__GOAL__
Print the lines of the listing below verbatim from its first line through the line bearing "const inventoryDays = [149, 155, 149, 150, 159, 187, 193, 180];". Any pictures are to be omitted.

[Begin MATERIAL PROVIDED]

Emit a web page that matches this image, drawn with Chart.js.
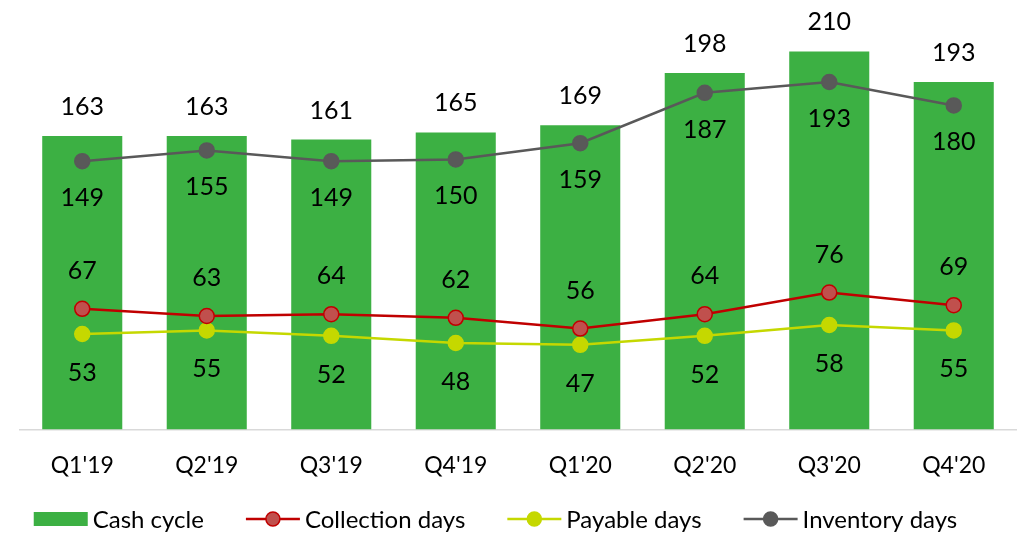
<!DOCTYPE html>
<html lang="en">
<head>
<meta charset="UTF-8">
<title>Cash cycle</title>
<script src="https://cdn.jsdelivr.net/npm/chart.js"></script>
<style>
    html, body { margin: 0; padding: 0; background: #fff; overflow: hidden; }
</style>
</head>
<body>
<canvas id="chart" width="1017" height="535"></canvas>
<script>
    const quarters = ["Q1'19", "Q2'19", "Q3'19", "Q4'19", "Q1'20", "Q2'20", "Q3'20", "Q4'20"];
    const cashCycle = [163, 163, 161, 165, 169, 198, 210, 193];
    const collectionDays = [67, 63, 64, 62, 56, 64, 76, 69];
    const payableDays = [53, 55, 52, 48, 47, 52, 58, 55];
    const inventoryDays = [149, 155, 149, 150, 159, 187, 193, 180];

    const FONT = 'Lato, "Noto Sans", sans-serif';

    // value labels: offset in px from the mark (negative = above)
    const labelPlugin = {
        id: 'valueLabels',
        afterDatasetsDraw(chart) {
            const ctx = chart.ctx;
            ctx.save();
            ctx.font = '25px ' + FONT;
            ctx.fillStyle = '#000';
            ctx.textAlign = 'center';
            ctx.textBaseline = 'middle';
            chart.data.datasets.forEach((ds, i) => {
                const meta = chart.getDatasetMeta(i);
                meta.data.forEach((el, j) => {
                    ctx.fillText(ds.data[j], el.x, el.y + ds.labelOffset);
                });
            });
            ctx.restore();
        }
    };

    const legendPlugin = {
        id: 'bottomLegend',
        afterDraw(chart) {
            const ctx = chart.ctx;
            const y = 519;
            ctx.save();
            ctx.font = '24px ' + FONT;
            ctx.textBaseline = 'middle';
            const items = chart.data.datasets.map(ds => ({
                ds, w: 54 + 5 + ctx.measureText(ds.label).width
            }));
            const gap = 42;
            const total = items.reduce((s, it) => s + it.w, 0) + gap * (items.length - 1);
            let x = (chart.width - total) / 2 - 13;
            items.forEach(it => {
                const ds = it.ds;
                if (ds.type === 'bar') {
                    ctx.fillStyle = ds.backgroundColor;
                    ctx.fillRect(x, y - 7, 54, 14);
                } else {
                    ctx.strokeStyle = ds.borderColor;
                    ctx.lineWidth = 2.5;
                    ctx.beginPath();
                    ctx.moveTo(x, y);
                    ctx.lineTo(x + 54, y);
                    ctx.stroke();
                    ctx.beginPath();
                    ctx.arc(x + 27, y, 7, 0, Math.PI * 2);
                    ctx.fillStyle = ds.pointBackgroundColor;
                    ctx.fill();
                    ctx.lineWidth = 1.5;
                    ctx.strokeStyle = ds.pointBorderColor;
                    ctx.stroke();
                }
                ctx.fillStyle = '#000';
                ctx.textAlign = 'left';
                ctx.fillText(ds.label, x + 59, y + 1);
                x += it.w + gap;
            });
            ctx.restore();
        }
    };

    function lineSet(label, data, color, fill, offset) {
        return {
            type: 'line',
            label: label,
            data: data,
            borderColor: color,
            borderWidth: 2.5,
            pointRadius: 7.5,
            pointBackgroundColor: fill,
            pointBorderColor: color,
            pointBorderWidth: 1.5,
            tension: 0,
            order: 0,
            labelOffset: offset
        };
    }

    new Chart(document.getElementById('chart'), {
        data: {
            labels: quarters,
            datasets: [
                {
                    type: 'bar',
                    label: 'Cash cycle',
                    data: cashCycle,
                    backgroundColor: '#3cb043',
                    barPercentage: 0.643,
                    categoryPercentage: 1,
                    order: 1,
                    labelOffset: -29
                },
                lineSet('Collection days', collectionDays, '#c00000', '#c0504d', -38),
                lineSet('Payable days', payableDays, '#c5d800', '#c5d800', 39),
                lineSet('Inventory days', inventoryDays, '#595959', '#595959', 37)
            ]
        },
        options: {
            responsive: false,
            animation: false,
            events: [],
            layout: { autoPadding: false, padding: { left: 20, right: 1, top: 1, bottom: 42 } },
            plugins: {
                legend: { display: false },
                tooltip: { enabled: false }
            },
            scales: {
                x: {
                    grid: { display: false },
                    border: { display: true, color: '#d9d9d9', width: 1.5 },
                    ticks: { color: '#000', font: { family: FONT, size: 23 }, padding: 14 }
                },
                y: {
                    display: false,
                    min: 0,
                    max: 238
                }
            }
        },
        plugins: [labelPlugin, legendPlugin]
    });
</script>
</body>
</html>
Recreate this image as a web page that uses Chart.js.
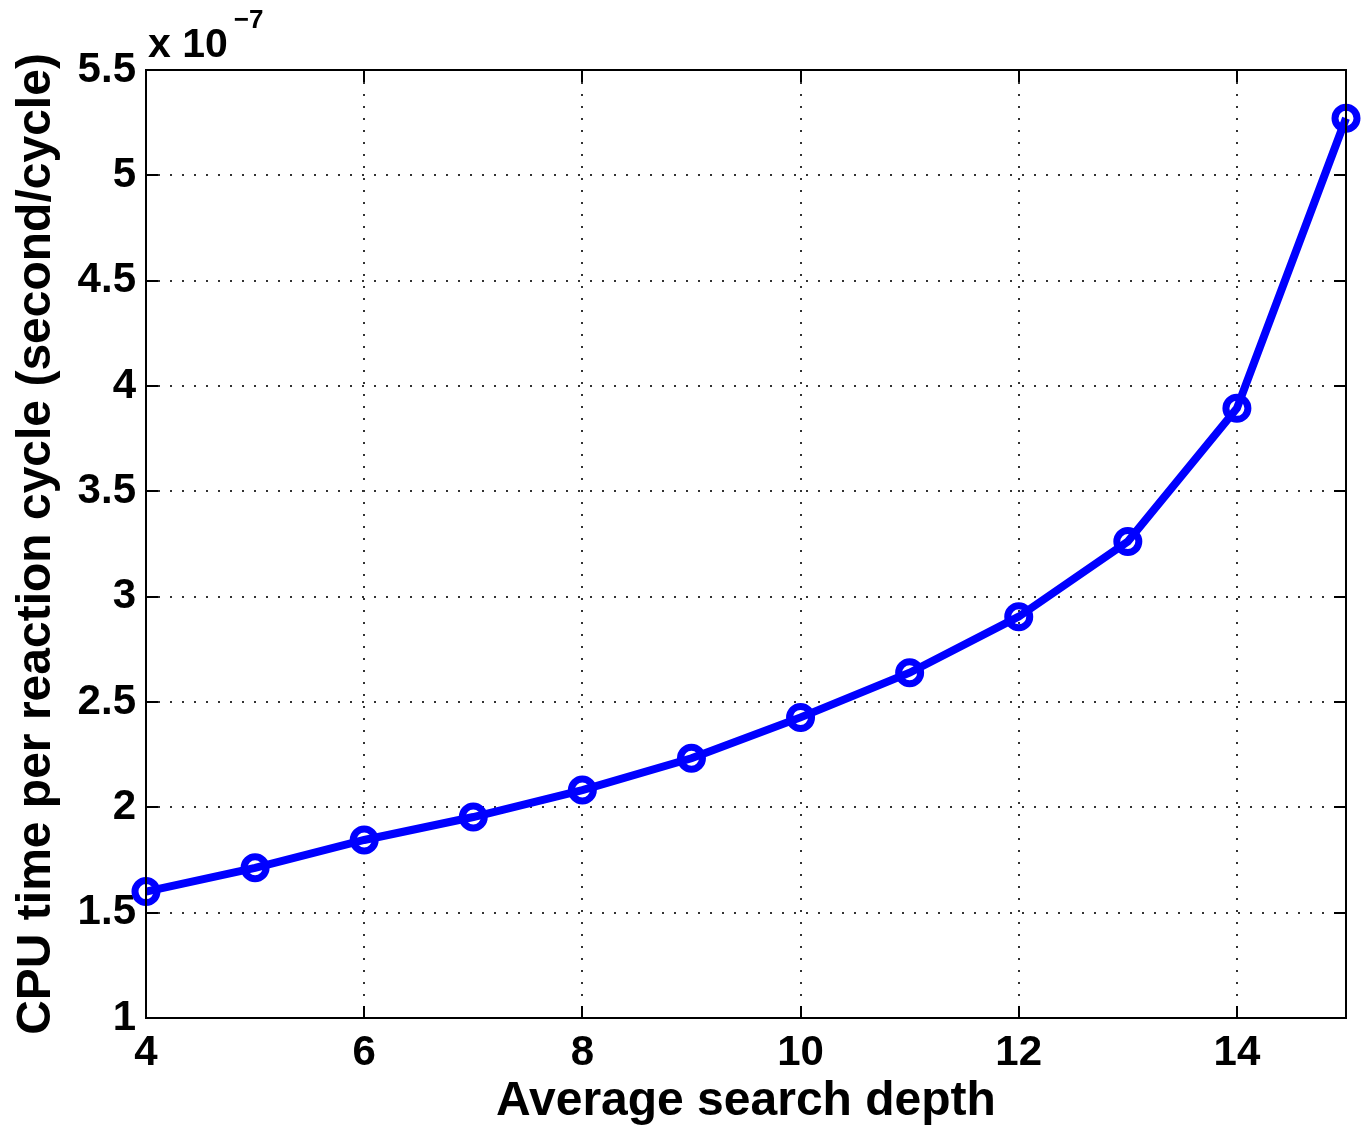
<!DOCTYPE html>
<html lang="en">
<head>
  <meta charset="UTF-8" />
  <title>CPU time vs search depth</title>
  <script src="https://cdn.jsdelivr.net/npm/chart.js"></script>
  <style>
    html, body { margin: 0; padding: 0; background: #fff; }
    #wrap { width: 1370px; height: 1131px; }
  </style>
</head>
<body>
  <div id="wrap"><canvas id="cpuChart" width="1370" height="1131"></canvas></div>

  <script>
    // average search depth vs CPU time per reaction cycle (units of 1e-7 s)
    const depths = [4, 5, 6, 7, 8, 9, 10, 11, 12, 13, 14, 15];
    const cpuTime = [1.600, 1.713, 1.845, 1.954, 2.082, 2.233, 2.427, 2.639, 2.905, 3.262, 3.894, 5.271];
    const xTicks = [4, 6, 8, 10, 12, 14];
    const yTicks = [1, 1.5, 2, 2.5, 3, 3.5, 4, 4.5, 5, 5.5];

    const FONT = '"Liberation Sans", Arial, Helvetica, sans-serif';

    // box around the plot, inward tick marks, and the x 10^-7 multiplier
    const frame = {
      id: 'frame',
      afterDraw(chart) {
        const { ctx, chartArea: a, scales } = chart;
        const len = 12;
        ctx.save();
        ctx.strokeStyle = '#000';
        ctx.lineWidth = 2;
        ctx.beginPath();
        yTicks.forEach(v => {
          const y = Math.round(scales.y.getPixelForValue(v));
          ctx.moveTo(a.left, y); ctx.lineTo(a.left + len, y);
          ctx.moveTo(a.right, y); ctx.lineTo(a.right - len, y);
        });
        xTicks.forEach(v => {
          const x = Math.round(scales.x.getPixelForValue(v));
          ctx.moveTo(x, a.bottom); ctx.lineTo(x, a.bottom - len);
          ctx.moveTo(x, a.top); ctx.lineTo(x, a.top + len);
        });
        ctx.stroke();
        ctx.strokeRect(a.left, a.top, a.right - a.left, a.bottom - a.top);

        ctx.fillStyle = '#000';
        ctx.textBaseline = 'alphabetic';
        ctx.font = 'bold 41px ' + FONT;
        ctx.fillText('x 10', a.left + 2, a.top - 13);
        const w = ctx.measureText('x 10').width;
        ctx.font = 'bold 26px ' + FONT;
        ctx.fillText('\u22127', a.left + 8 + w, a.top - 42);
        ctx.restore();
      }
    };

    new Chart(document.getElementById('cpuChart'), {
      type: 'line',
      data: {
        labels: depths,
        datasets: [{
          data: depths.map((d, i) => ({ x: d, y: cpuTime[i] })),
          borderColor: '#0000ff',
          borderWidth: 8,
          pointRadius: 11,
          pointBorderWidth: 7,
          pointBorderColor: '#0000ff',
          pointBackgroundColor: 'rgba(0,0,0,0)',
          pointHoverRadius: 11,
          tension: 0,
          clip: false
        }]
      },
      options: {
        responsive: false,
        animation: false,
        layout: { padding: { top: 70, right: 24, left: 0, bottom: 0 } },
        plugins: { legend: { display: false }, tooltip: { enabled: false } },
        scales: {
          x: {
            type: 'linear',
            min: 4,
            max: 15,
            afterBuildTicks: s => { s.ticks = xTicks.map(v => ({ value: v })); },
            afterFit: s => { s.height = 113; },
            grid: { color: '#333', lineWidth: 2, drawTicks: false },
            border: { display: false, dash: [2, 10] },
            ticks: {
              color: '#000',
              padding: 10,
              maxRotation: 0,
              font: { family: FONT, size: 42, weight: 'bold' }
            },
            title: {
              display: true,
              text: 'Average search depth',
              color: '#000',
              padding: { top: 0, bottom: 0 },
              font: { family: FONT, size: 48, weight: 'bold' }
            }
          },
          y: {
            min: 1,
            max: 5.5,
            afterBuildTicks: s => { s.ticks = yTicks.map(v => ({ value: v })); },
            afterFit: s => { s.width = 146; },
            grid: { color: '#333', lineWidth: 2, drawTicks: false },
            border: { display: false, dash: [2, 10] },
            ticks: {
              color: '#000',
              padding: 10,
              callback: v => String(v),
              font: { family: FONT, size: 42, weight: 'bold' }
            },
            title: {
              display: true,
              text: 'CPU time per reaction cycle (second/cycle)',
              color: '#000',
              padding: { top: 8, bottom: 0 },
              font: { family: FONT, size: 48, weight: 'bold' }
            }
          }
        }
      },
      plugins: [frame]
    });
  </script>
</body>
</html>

[End MATERIAL PROVIDED]

__RESULT FOR THIS TASK__
Emit a web page that matches this image, drawn with Chart.js.
<!DOCTYPE html>
<html lang="en">
<head>
<meta charset="UTF-8">
<title>Cash cycle</title>
<script src="https://cdn.jsdelivr.net/npm/chart.js"></script>
<style>
    html, body { margin: 0; padding: 0; background: #fff; overflow: hidden; }
</style>
</head>
<body>
<canvas id="chart" width="1017" height="535"></canvas>
<script>
    const quarters = ["Q1'19", "Q2'19", "Q3'19", "Q4'19", "Q1'20", "Q2'20", "Q3'20", "Q4'20"];
    const cashCycle = [163, 163, 161, 165, 169, 198, 210, 193];
    const collectionDays = [67, 63, 64, 62, 56, 64, 76, 69];
    const payableDays = [53, 55, 52, 48, 47, 52, 58, 55];
    const inventoryDays = [149, 155, 149, 150, 159, 187, 193, 180];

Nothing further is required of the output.